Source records
------------------------------------------------------------
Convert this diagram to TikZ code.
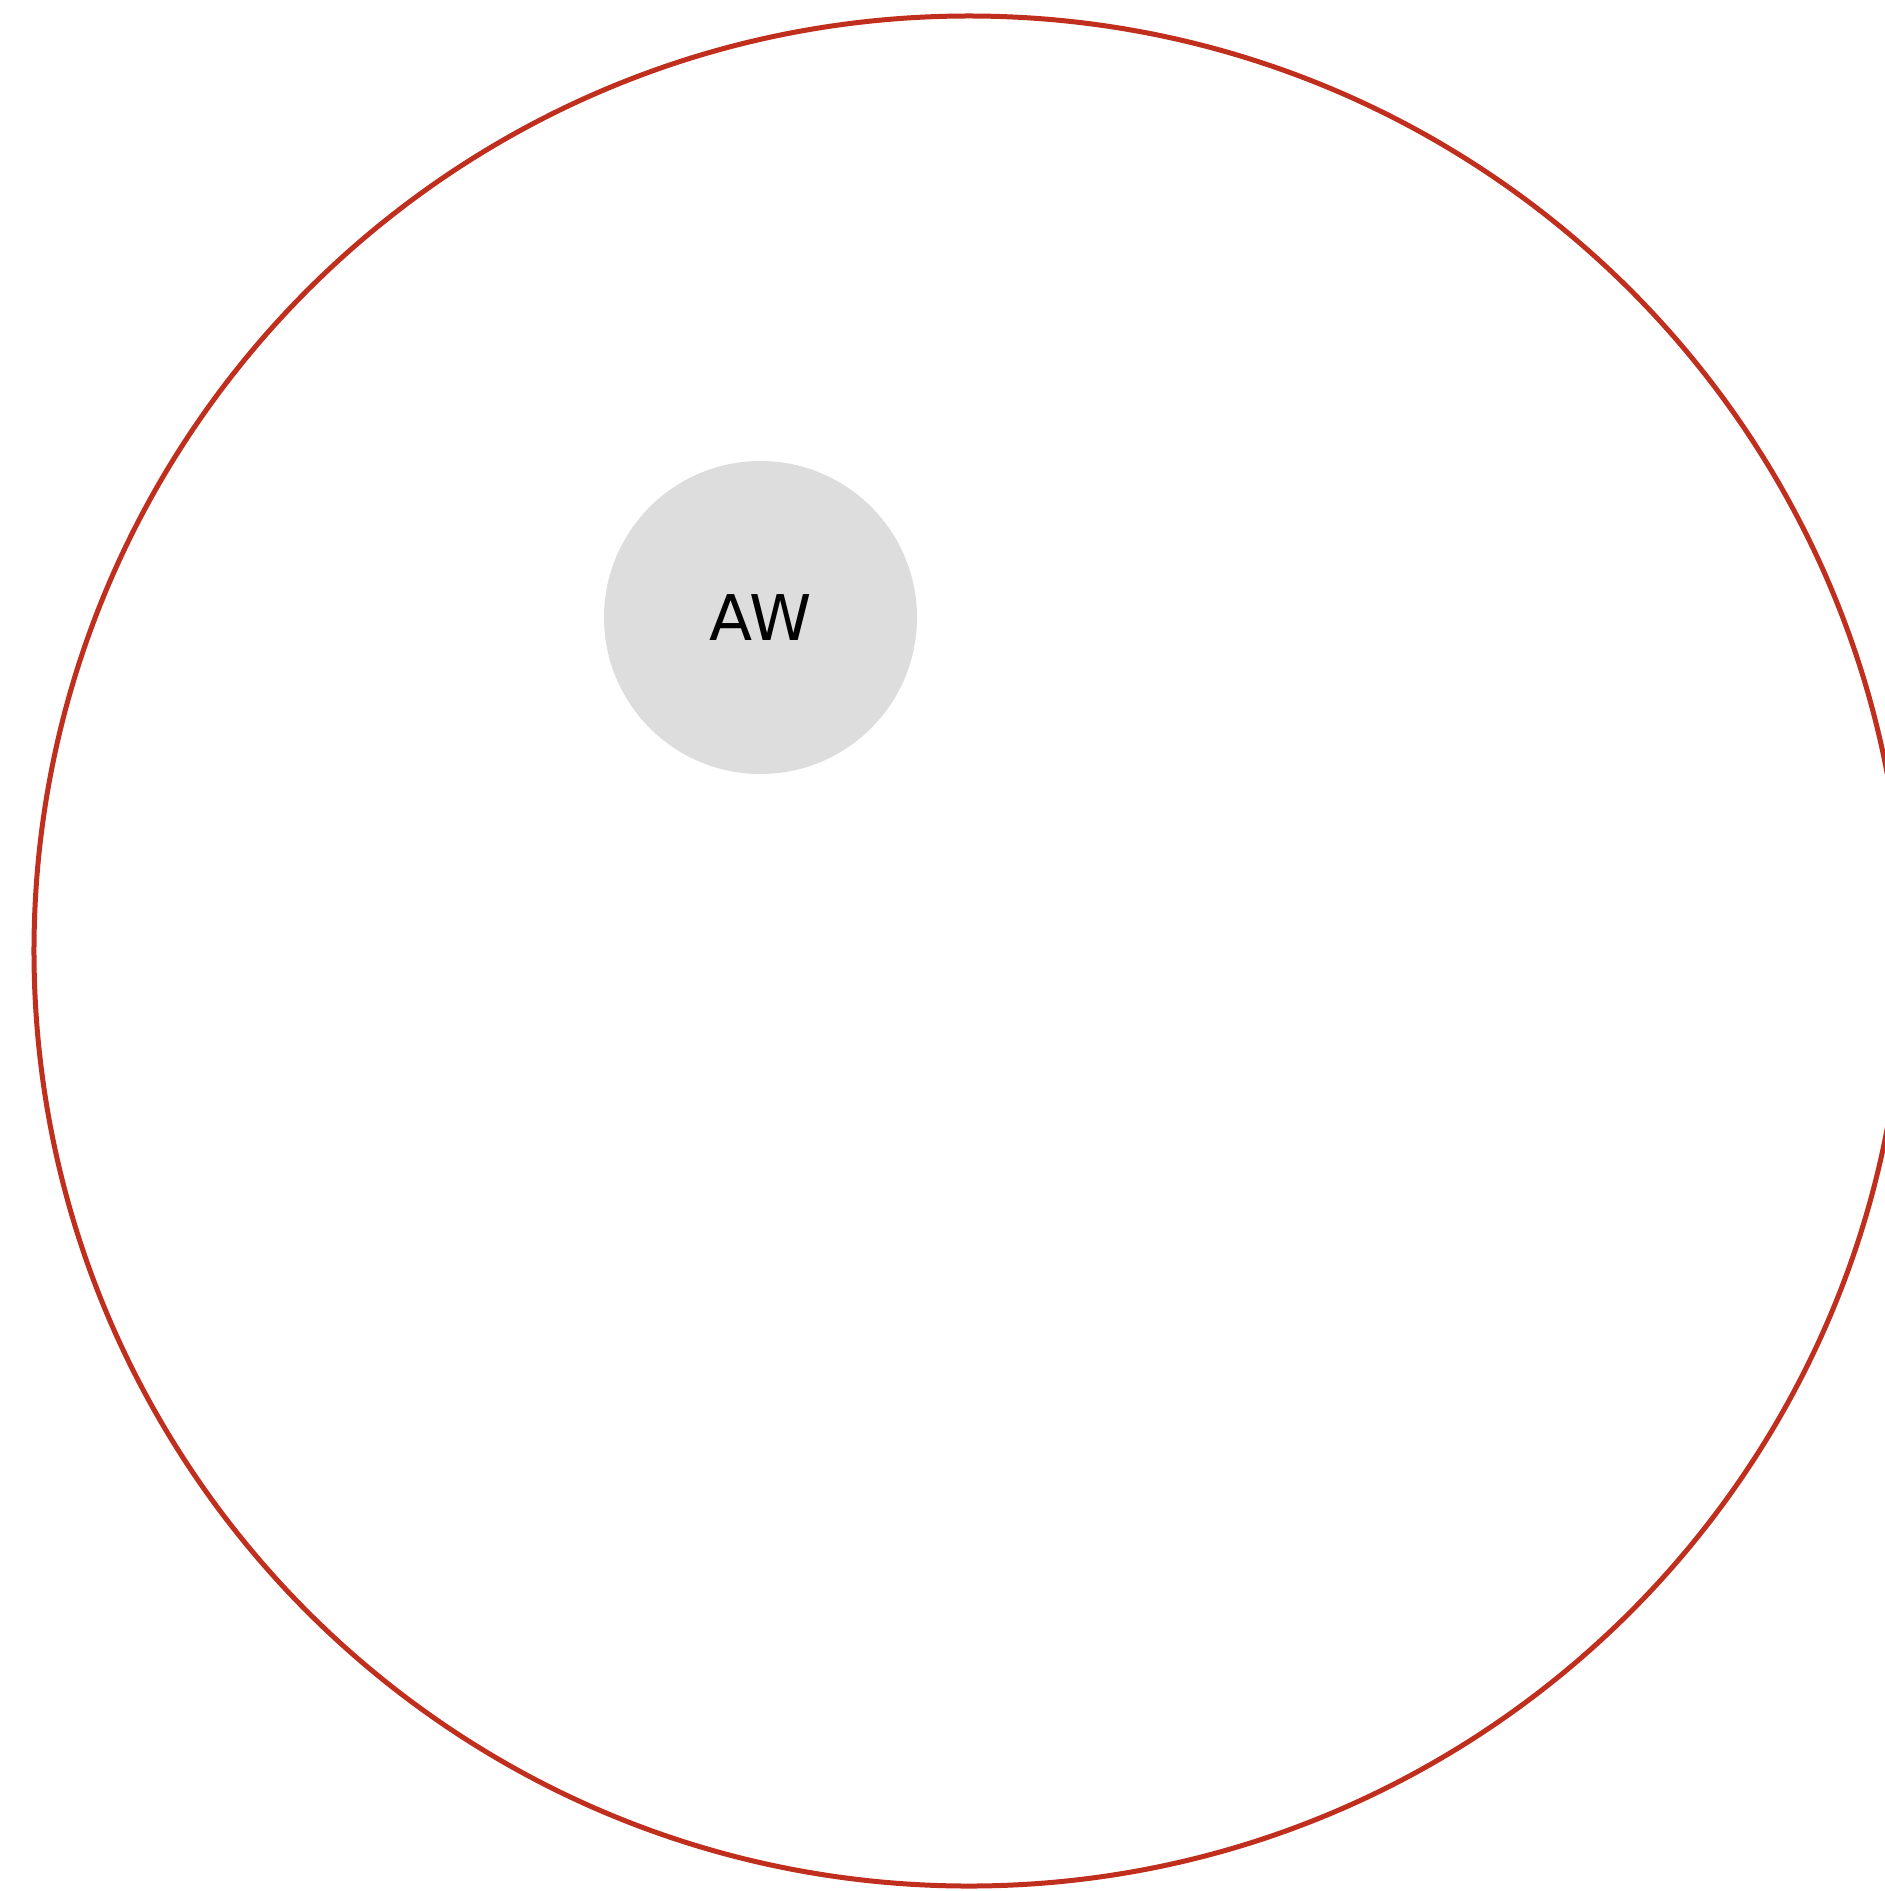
\documentclass[tikz,border=0pt]{standalone}
\usepackage{fontspec}
\setmainfont{DejaVu Sans}
\definecolor{ringred}{RGB}{192,46,30}
\definecolor{discgray}{RGB}{221,221,221}
\tikzset{
  ring/.style={circle, draw=ringred, line width=5bp, minimum size=1870bp, inner sep=0pt},
  disc/.style={circle, fill=discgray, minimum size=313bp, inner sep=0pt,
    font=\fontsize{63bp}{76bp}\selectfont, text=black}
}
\begin{document}
\begin{tikzpicture}[x=1bp,y=-1bp]
  \useasboundingbox (0,0) rectangle (1885,1891);
  \clip (0,0) rectangle (1885,1891);
  \node[ring] (outer) at (969,951) {};
  \node[disc] (aw) at (760.5,617.5) {AW};
\end{tikzpicture}
\end{document}
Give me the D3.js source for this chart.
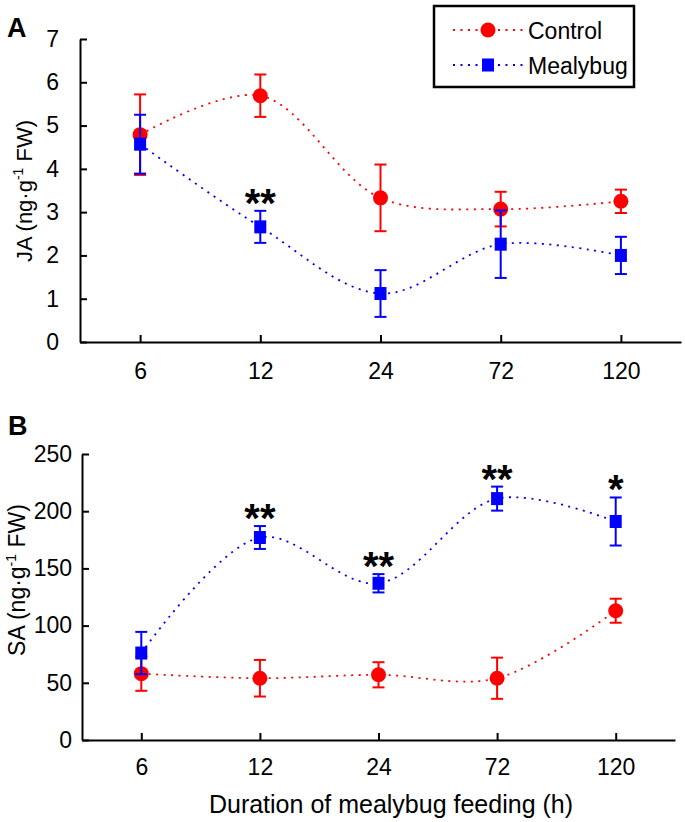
------------------------------------------------------------
- **Given task**
Make an exact copy of every entry above, minus the images.

- **Exercise output**
Convert this diagram to TikZ code.
\documentclass[tikz,border=0pt]{standalone}
\usepackage{fontspec}
\setmainfont{DejaVu Sans}
\definecolor{ringred}{RGB}{192,46,30}
\definecolor{discgray}{RGB}{221,221,221}
\tikzset{
  ring/.style={circle, draw=ringred, line width=5bp, minimum size=1870bp, inner sep=0pt},
  disc/.style={circle, fill=discgray, minimum size=313bp, inner sep=0pt,
    font=\fontsize{63bp}{76bp}\selectfont, text=black}
}
\begin{document}
\begin{tikzpicture}[x=1bp,y=-1bp]
  \useasboundingbox (0,0) rectangle (1885,1891);
  \clip (0,0) rectangle (1885,1891);
  \node[ring] (outer) at (969,951) {};
  \node[disc] (aw) at (760.5,617.5) {AW};
\end{tikzpicture}
\end{document}
Give me the D3.js source for this chart.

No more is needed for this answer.